Limitations & Future Work¶
- Token-independent encoding sacrifices intra-query contextual interactions, potentially degrading performance on complex queries.
- The embedding table must be re-cached for each instruction–model combination.
- The degree of performance degradation on long queries is not thoroughly analyzed.
- Dense vector dimensionality remains large (matching the LLM hidden size), resulting in non-trivial storage overhead.
Related Work & Insights¶
- vs. E5-Mistral: Performance is maintained at 95% while achieving 2500× faster query encoding.
- vs. BM25: Performance is 12 nDCG points higher, with similarly near-zero query inference cost.
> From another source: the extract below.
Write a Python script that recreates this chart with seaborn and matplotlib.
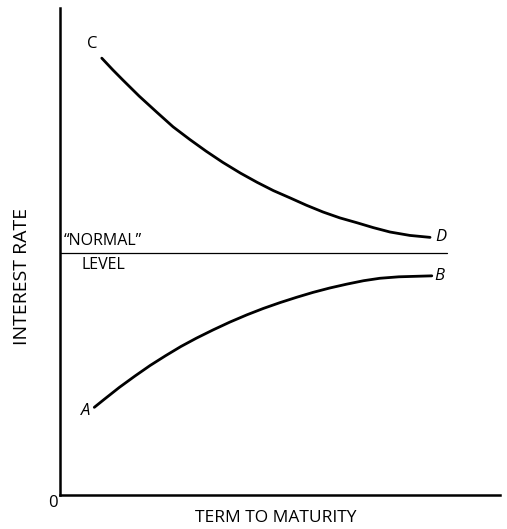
import matplotlib
matplotlib.use("Agg")
import matplotlib.pyplot as plt
import seaborn as sns

# curve C -> D (rates above normal, falling with term)
cd_term = [9.5, 12.0, 14.3, 18.0, 22.0, 25.7, 29.5, 33.2, 37.0, 41.0, 44.8,
           48.5, 52.3, 56.0, 59.8, 63.6, 67.5, 71.2, 75.0, 79.5, 84.1]
cd_rate = [89.7, 87.3, 85.2, 81.9, 78.6, 75.6, 73.0, 70.6, 68.3, 66.1, 64.2,
           62.5, 61.0, 59.5, 58.1, 56.9, 55.9, 54.9, 54.0, 53.3, 52.9]

# curve A -> B (rates below normal, rising with term)
ab_term = [7.8, 10.0, 13.5, 17.0, 20.5, 24.0, 27.5, 31.0, 34.8, 38.6, 42.5,
           46.2, 50.0, 53.8, 57.5, 61.3, 65.2, 69.0, 72.7, 77.0, 84.5]
ab_rate = [18.0, 19.6, 22.1, 24.4, 26.6, 28.6, 30.5, 32.2, 33.9, 35.5, 37.0,
           38.3, 39.5, 40.6, 41.6, 42.5, 43.3, 44.0, 44.5, 44.8, 45.0]

normal_level = 49.7
normal_end = 88.0

sns.set_style("ticks")
plt.rcParams['font.family'] = ['Open Sans', 'DejaVu Sans']
plt.rcParams['text.color'] = 'black'
plt.rcParams['axes.labelcolor'] = 'black'

fig = plt.figure(figsize=(5.07, 5.29), dpi=100)
ax = fig.add_axes([0.1183, 0.0643, 0.8679, 0.9206])

sns.lineplot(x=cd_term, y=cd_rate, sort=False, color="black", linewidth=2.0, ax=ax)
sns.lineplot(x=ab_term, y=ab_rate, sort=False, color="black", linewidth=2.0, ax=ax)
ax.plot([0, normal_end], [normal_level, normal_level], color="black", linewidth=0.9)

ax.set_xlim(0, 100)
ax.set_ylim(0, 100)
ax.set_xticks([])
ax.set_yticks([])
sns.despine(ax=ax)
for side in ["left", "bottom"]:
    ax.spines[side].set_linewidth(1.8)
    ax.spines[side].set_color("black")

# point labels
ax.text(cd_term[0] - 1.0, cd_rate[0] + 1.2, "C", fontsize=12, ha="right", va="bottom")
ax.text(cd_term[-1] + 1.2, cd_rate[-1], "D", fontsize=12, style="italic", ha="left", va="center")
ax.text(ab_term[0] - 0.8, ab_rate[0] - 0.8, "A", fontsize=12, style="italic", ha="right", va="center")
ax.text(ab_term[-1] + 0.5, ab_rate[-1], "B", fontsize=12, style="italic", ha="left", va="center")

ax.text(0.8, normal_level + 0.8, "\u201cNORMAL\u201d", fontsize=11.5, ha="left", va="bottom")
ax.text(5.0, normal_level - 0.8, "LEVEL", fontsize=11.5, ha="left", va="top")

ax.set_xlabel("TERM TO MATURITY", fontsize=12.5)
ax.set_ylabel("INTEREST RATE", fontsize=14)
ax.xaxis.set_label_coords(0.49, -0.047)
ax.yaxis.set_label_coords(-0.086, 0.448)
ax.xaxis.label.set_va("center")
ax.yaxis.label.set_va("center")
ax.text(-1.6, -1.6, "0", fontsize=12, ha="center", va="center")

fig.savefig("out.png", dpi=100)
- vs. Static Embedding: Performance is 9 points higher, validating the gains from LLM-based training.
Rating¶
- Novelty: ⭐⭐⭐⭐⭐ — First systematic exploration of an extremely asymmetric encoder architecture, pushing query-side simplification to its limit.
- Experimental Thoroughness: ⭐⭐⭐⭐⭐ — Evaluated across 6 LLM backbones, 23 datasets, and both speed and quality dimensions.
- Writing Quality: ⭐⭐⭐⭐ — Clear and intuitive presentation with rich figures and tables.
- Value: ⭐⭐⭐⭐⭐ — Offers substantial practical value for real-world retrieval system deployment; the thousand-fold speedup is highly compelling.